Directions: Copy out lines with the word "this" from the material that follows.

Supplied material:
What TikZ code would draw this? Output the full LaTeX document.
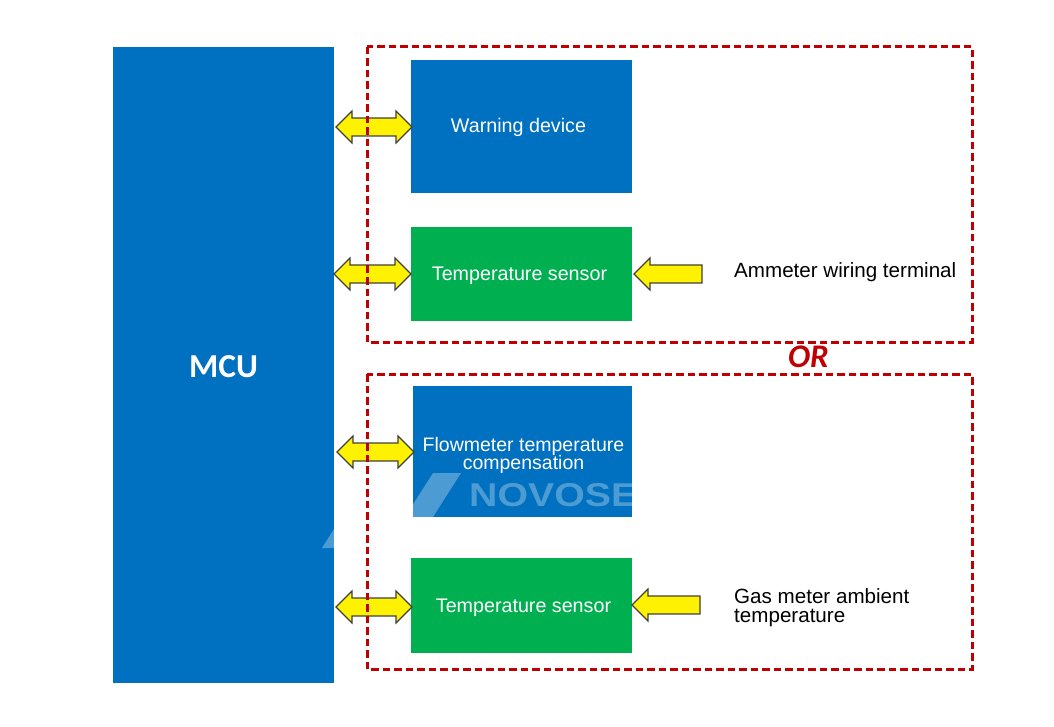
...
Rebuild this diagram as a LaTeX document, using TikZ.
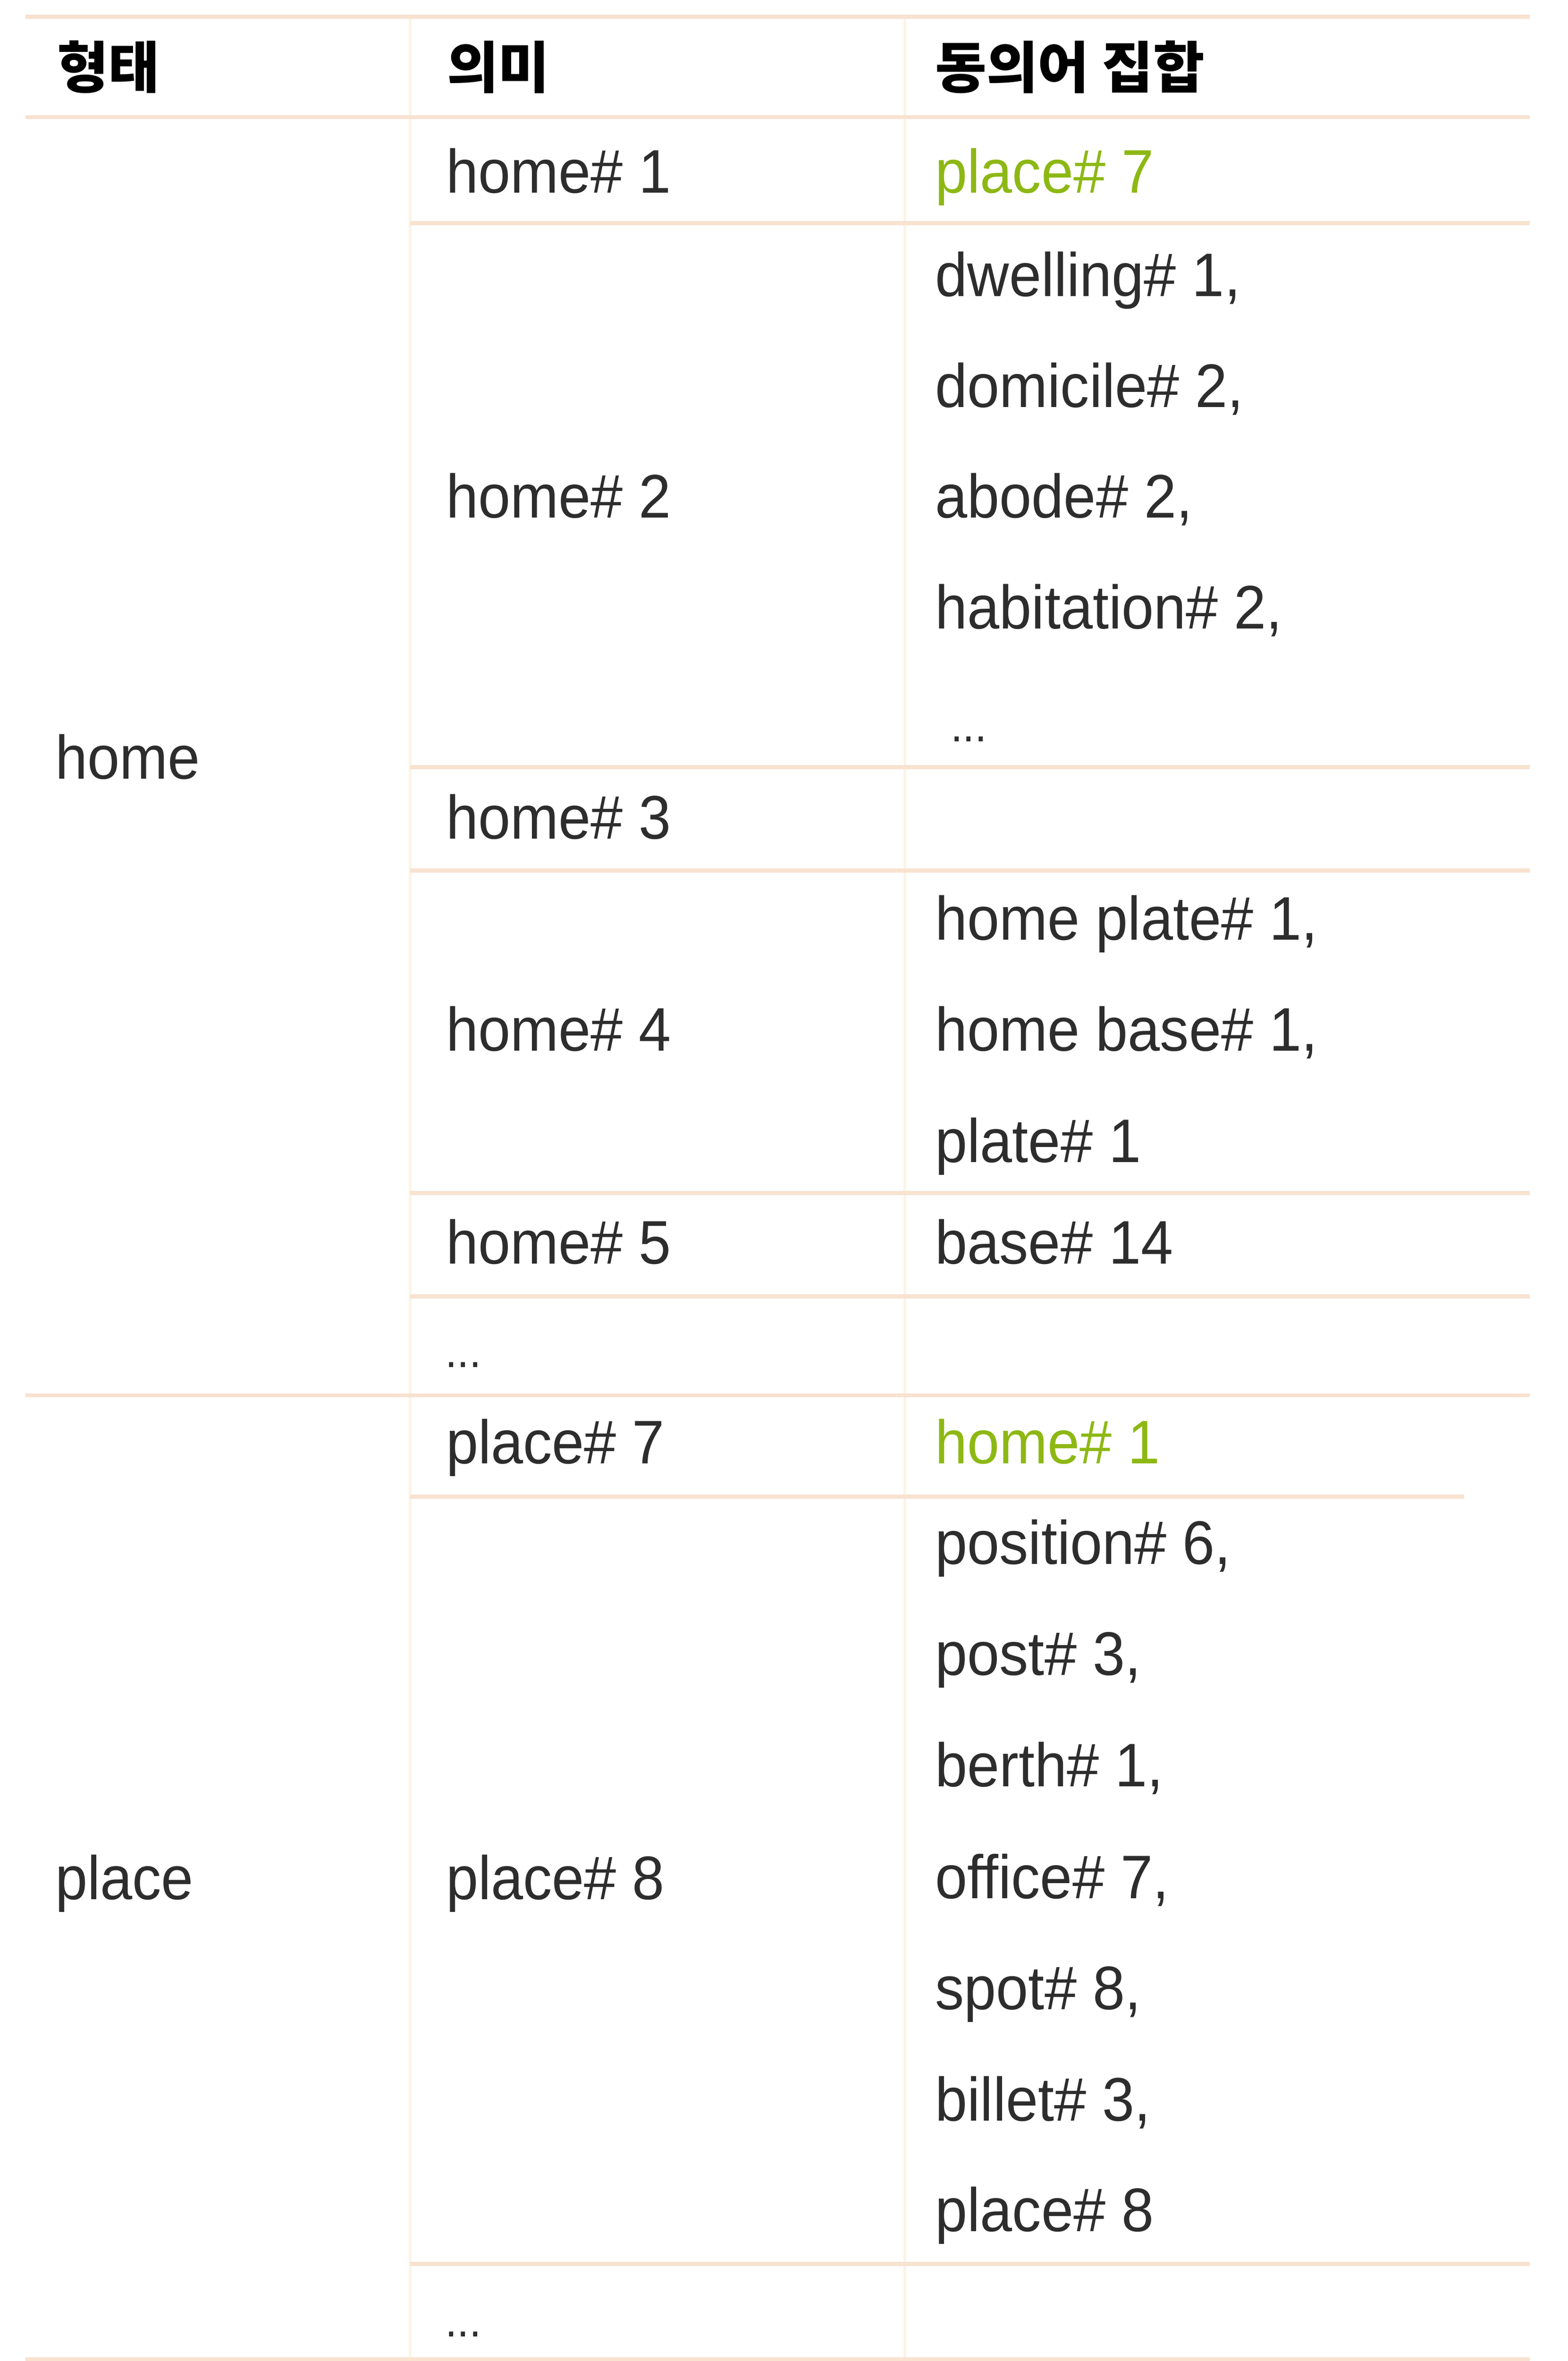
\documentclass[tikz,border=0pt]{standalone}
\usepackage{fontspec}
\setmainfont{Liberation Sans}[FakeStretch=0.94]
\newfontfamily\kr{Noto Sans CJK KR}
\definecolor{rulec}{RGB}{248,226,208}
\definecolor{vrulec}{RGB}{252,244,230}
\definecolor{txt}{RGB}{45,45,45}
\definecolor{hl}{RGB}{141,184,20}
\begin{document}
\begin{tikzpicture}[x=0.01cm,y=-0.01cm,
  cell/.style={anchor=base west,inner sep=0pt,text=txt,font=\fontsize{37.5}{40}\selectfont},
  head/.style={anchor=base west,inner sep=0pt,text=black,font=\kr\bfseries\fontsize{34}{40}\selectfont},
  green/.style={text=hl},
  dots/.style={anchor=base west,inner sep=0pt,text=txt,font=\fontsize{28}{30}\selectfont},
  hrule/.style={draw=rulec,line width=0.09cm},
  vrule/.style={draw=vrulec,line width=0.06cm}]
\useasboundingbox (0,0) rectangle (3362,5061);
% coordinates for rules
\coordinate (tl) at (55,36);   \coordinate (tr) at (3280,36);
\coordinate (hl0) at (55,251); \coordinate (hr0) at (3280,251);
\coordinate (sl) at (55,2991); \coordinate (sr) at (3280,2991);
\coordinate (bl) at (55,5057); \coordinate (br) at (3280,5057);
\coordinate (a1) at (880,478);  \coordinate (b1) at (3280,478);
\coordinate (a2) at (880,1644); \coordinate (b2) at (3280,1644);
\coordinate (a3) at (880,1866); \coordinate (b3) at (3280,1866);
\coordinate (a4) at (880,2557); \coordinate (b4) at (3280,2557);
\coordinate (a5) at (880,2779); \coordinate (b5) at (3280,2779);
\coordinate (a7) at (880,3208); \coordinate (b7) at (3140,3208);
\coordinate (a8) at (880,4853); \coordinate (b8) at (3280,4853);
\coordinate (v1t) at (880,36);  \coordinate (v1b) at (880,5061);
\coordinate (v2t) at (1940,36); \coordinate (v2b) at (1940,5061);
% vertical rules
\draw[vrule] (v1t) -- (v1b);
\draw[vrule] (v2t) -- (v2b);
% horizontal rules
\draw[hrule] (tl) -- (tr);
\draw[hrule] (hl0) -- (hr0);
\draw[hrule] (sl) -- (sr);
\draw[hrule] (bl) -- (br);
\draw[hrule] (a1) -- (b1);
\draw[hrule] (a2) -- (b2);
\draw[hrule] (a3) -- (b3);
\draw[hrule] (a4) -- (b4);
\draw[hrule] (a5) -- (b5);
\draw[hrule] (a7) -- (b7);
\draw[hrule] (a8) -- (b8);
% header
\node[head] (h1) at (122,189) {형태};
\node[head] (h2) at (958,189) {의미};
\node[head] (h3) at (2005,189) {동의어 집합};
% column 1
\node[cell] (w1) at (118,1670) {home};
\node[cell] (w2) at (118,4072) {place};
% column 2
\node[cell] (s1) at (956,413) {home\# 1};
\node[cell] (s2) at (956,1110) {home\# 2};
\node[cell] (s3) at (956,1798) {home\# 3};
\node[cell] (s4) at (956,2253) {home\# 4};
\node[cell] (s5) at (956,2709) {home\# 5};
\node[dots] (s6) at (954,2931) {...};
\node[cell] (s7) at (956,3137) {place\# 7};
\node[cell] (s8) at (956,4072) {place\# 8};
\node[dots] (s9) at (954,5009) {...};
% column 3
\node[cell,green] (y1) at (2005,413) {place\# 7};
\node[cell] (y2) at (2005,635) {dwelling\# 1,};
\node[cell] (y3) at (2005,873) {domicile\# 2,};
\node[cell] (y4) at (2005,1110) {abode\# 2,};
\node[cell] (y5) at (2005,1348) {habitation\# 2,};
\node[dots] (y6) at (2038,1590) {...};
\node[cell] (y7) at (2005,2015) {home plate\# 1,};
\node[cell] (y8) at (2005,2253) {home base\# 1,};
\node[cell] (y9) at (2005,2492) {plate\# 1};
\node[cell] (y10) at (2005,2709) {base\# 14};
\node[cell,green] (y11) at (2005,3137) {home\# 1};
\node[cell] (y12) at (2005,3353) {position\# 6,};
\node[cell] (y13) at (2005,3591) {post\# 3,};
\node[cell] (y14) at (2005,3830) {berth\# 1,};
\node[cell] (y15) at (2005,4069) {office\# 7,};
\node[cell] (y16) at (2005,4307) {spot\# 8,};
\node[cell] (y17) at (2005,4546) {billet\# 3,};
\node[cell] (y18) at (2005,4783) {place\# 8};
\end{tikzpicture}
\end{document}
---
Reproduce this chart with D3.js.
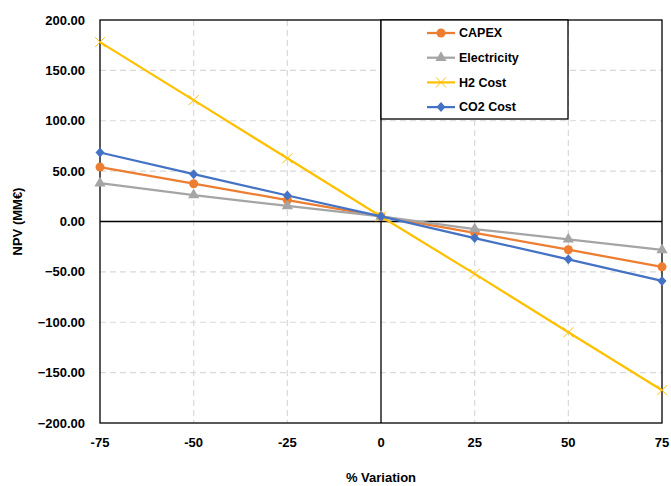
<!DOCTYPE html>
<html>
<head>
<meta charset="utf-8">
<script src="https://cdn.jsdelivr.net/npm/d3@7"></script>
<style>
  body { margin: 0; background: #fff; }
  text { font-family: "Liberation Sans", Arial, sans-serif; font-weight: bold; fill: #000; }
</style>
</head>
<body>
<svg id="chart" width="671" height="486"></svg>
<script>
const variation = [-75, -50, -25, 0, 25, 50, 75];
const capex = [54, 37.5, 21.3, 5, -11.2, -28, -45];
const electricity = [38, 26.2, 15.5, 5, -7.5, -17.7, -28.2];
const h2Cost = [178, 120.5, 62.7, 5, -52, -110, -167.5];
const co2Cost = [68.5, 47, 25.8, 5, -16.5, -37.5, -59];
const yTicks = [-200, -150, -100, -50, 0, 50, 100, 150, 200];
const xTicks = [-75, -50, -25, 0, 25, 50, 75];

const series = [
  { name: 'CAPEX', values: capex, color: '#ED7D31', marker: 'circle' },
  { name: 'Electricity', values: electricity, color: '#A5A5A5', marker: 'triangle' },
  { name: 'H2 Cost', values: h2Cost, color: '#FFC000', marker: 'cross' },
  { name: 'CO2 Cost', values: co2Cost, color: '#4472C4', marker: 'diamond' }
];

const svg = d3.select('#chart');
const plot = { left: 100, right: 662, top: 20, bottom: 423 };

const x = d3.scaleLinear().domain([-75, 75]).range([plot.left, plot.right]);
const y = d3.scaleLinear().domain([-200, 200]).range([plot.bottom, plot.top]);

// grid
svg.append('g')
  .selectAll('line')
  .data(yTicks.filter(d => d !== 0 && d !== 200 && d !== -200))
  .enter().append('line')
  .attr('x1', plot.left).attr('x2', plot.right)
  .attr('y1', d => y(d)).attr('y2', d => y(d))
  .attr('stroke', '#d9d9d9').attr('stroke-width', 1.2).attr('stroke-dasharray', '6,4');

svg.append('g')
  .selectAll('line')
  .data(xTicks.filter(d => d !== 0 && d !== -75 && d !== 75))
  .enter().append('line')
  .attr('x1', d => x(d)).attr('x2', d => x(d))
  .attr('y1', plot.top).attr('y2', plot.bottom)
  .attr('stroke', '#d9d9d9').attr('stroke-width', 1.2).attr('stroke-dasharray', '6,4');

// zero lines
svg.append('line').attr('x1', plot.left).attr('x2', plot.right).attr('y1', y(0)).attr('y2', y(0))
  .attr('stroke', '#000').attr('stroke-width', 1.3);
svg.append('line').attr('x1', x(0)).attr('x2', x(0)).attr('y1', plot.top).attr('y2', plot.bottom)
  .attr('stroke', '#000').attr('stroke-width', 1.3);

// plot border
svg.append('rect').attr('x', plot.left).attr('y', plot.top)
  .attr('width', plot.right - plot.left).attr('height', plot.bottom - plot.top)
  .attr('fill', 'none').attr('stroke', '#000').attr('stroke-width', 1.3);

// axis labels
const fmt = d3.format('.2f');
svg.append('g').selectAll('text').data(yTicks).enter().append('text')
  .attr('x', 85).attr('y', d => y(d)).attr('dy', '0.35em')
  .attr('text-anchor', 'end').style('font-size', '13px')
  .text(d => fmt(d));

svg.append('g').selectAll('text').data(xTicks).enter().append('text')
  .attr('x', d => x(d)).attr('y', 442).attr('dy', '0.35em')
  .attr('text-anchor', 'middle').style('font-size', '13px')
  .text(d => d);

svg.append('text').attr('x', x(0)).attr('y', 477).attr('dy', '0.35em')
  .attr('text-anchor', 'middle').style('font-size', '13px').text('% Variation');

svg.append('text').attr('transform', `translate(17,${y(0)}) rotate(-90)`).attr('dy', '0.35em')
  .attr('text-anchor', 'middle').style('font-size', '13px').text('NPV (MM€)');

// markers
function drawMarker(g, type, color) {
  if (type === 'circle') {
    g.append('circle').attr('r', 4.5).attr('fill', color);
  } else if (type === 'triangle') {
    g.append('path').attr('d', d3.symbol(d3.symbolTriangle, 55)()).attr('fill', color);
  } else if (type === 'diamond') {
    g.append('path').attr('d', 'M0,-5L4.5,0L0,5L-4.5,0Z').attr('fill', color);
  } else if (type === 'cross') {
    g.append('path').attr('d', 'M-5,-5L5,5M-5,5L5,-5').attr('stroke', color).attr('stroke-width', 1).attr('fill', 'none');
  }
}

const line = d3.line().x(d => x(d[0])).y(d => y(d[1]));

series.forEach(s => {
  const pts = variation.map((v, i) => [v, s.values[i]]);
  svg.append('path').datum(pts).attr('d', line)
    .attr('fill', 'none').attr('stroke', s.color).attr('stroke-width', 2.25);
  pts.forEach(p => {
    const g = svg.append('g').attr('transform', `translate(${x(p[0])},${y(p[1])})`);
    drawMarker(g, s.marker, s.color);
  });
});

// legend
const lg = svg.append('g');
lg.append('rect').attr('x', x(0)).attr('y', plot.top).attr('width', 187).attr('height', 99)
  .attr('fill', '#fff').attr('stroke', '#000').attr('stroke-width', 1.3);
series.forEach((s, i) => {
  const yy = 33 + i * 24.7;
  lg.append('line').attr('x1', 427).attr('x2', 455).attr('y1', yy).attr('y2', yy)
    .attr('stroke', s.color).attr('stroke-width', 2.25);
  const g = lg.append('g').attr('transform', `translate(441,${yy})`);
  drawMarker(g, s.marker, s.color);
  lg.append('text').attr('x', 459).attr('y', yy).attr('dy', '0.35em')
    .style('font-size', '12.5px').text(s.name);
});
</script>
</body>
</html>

Finished answer:
What TikZ code would draw this? Output the full LaTeX document.
Rebuild this diagram as a LaTeX document, using TikZ.
Reproduce this chart with D3.js.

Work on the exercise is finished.